Due to a recent Michael-Scott-esque reliance on GPS, I found myself stranded in a West Seneca Tim Horton’s for 24 hours during the 2014 North American Cold Wavew. Some lessons:

People Are Naturally Good

I witnessed and benefitted from an inspiring amount of compassion and cooperation.

Hundreds of people pushed each other cars. Dozens of people pushed my car alone!

People helped those trapped outside their houses. Others went around at night knocking on car windows to make sure anyone imprisoned was warm and fed. In my case, a Tim Horton’s employee stayed on site for a full day and took care of everyone there. The company itself neither asked for nor took money.

I had the opportunity to participate as well: pushing numerous cars and helping jump a man’s truck. I say opportunity because who among us does not get a little dopamine burst when we help someone in need? Who doesn’t want to give back when someone helps us?

None of this is to say there are not conditions under which humans will act maliciously or that psychopaths don’t exist. But it is to say that the vast majority of people, faced with the opportunity to help a fellow man in need, will do so with little hesitation.
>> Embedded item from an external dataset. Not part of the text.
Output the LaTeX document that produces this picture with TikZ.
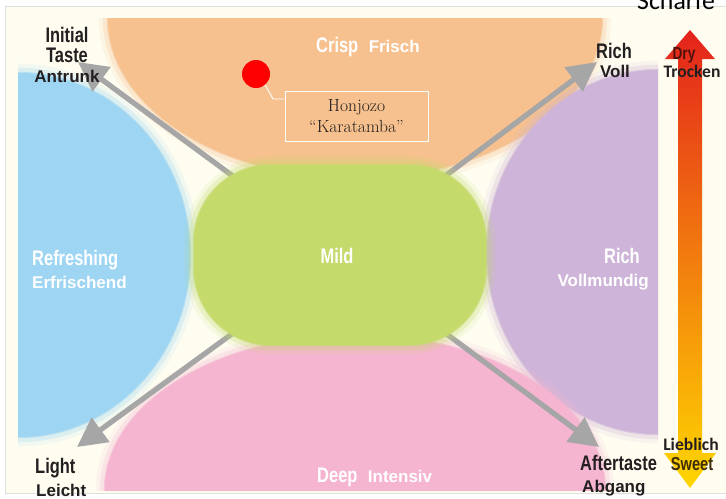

There Is No Intrinsic Respect for Government

Driving in Buffalo was banned, yet there were many people driving. It seems people only obey laws for up to two reasons:

1) They agree with the law.
2) They fear the consequences.

I don’t murder people because of reason 1. I pay my taxes because of reason 2. I skip jury duty because neither apply.

At Tim Horton’s, people chucked at the notion of driving being banned. Everyone understood that the police would be occupied with way more important things than disciplining people for driving.

Fewer people were driving in Buffalo, but common sense screams that the majority of those who refrained from driving did so because driving would be insane, not because of the law. So why ban it? Doesn’t banning it only corrode people’s respect for government? Even if you did avoid driving for fear of consequences, you’d look around, see a bunch of people driving, and understand the impotence of enforcement.



State Products Are Adequate

Let me unequivocal: I bear the responsibility for the situation I was in. I certainly learned to check the weather if you are near the Great Lakes, even if it’s only November. Or more generally, just, check the weather!

However, there is clear room for improvement as well. I was notified that the interstate was closed, but not why, a rather crucial piece of information. Once I blundered my way into a blizzard, there was no official way to monitor the status of the roads. Instead, you watched the news, or, even better, asked people on snowmobiles.

The news communicated that driving was banned until Friday, but not the consequences. Was I really supposed to stay in Tim Horton’s the whole week? How could I even ask such a question? Fortunately, as discussed above, this wasn’t too much of a real concern.

Recently, I read an argument between two commenters on Hacker News that I’ve read or heard some variation of too many times to count. Paraphrasing:

Commenter A: Involving the government in Industry X is a terrible idea. The government doesn’t do anything right.

Commenter B: Have you heard of Roads? Electricity? Running water and sewage? Other example Y?

Commenter A: All those things are terrible!

Commenter B: We must live in entirely different worlds.

Neither commenter is entirely right. But if the question is, “is government service X the best that it could be?”, the answer seems a resolute no. The more I observe the world, the more it seems that without injecting some form of competition, stagnant adequacy or infintesimal progress is the best you can hope for. How much have most government services improved in the last 50 years? How much has everything else?

I’m not smart enough to know how we can ensure competition in all instances. Anyone who says they have all the answers should be distrusted. Undoubtedly, sometimes it is really hard. But it seems clear that absent the ability for someone else to do it better, we lose out on a lot of innovation. Unfortunately, it seems that many problems government solves have exactly this flaw.

Somewhere in the world there is a genius out there with a brilliant idea for a better way to manage the roads. He confronts the ponderous challenge of advancing through the civil service ranks and the task of convincing government beauracrats and just goes: Nope. Then he makes an app and the whole world loses out.